Required work -
Quote the whole listing word for word. Do not include the pictures.

Material -

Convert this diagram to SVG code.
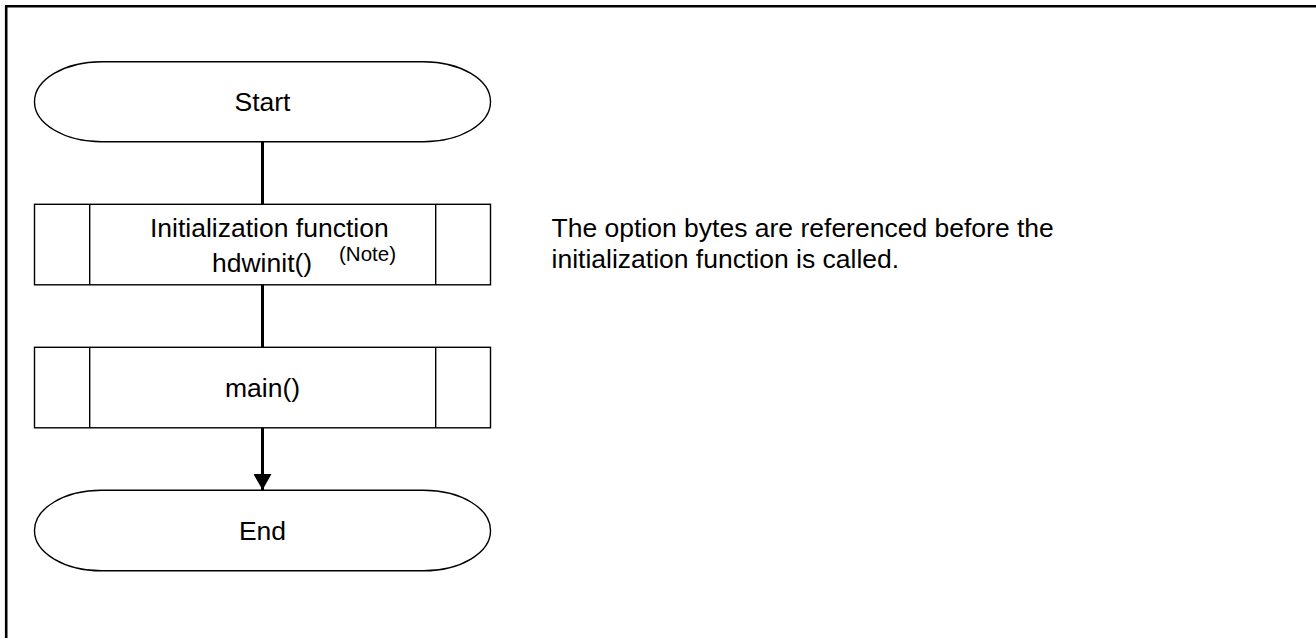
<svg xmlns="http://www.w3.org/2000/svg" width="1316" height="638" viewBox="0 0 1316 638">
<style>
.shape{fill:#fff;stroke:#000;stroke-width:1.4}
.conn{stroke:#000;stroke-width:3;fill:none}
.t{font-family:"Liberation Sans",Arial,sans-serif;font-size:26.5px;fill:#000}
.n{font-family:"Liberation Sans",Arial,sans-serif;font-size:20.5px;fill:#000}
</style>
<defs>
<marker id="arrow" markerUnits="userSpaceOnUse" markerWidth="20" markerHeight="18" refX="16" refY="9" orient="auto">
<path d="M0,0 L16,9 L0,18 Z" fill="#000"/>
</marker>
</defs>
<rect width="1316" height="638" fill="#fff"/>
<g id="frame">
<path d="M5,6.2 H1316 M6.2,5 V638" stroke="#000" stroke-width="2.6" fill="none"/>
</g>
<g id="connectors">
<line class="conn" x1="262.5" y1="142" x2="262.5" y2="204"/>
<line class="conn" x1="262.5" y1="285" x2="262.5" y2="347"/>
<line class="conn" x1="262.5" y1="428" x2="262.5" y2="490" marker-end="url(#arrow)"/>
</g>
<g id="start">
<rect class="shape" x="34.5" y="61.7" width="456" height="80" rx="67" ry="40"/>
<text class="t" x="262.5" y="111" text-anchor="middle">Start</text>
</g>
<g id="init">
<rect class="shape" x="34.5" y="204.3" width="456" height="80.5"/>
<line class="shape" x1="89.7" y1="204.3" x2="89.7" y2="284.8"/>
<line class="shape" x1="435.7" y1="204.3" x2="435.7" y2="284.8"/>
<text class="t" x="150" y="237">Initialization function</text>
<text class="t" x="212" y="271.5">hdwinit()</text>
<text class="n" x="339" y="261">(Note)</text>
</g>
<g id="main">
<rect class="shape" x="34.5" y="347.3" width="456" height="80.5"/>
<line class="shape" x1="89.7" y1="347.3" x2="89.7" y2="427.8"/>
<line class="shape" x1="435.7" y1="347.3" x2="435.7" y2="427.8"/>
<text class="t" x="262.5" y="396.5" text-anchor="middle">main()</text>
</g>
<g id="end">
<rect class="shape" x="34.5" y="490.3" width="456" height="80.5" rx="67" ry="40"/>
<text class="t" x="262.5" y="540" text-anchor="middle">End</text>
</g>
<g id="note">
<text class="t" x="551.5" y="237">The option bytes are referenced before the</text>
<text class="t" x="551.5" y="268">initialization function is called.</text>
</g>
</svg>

Response below -
Convert this diagram to SVG code.
<svg xmlns="http://www.w3.org/2000/svg" width="1316" height="638" viewBox="0 0 1316 638">
<style>
.shape{fill:#fff;stroke:#000;stroke-width:1.4}
.conn{stroke:#000;stroke-width:3;fill:none}
.t{font-family:"Liberation Sans",Arial,sans-serif;font-size:26.5px;fill:#000}
.n{font-family:"Liberation Sans",Arial,sans-serif;font-size:20.5px;fill:#000}
</style>
<defs>
<marker id="arrow" markerUnits="userSpaceOnUse" markerWidth="20" markerHeight="18" refX="16" refY="9" orient="auto">
<path d="M0,0 L16,9 L0,18 Z" fill="#000"/>
</marker>
</defs>
<rect width="1316" height="638" fill="#fff"/>
<g id="frame">
<path d="M5,6.2 H1316 M6.2,5 V638" stroke="#000" stroke-width="2.6" fill="none"/>
</g>
<g id="connectors">
<line class="conn" x1="262.5" y1="142" x2="262.5" y2="204"/>
<line class="conn" x1="262.5" y1="285" x2="262.5" y2="347"/>
<line class="conn" x1="262.5" y1="428" x2="262.5" y2="490" marker-end="url(#arrow)"/>
</g>
<g id="start">
<rect class="shape" x="34.5" y="61.7" width="456" height="80" rx="67" ry="40"/>
<text class="t" x="262.5" y="111" text-anchor="middle">Start</text>
</g>
<g id="init">
<rect class="shape" x="34.5" y="204.3" width="456" height="80.5"/>
<line class="shape" x1="89.7" y1="204.3" x2="89.7" y2="284.8"/>
<line class="shape" x1="435.7" y1="204.3" x2="435.7" y2="284.8"/>
<text class="t" x="150" y="237">Initialization function</text>
<text class="t" x="212" y="271.5">hdwinit()</text>
<text class="n" x="339" y="261">(Note)</text>
</g>
<g id="main">
<rect class="shape" x="34.5" y="347.3" width="456" height="80.5"/>
<line class="shape" x1="89.7" y1="347.3" x2="89.7" y2="427.8"/>
<line class="shape" x1="435.7" y1="347.3" x2="435.7" y2="427.8"/>
<text class="t" x="262.5" y="396.5" text-anchor="middle">main()</text>
</g>
<g id="end">
<rect class="shape" x="34.5" y="490.3" width="456" height="80.5" rx="67" ry="40"/>
<text class="t" x="262.5" y="540" text-anchor="middle">End</text>
</g>
<g id="note">
<text class="t" x="551.5" y="237">The option bytes are referenced before the</text>
<text class="t" x="551.5" y="268">initialization function is called.</text>
</g>
</svg>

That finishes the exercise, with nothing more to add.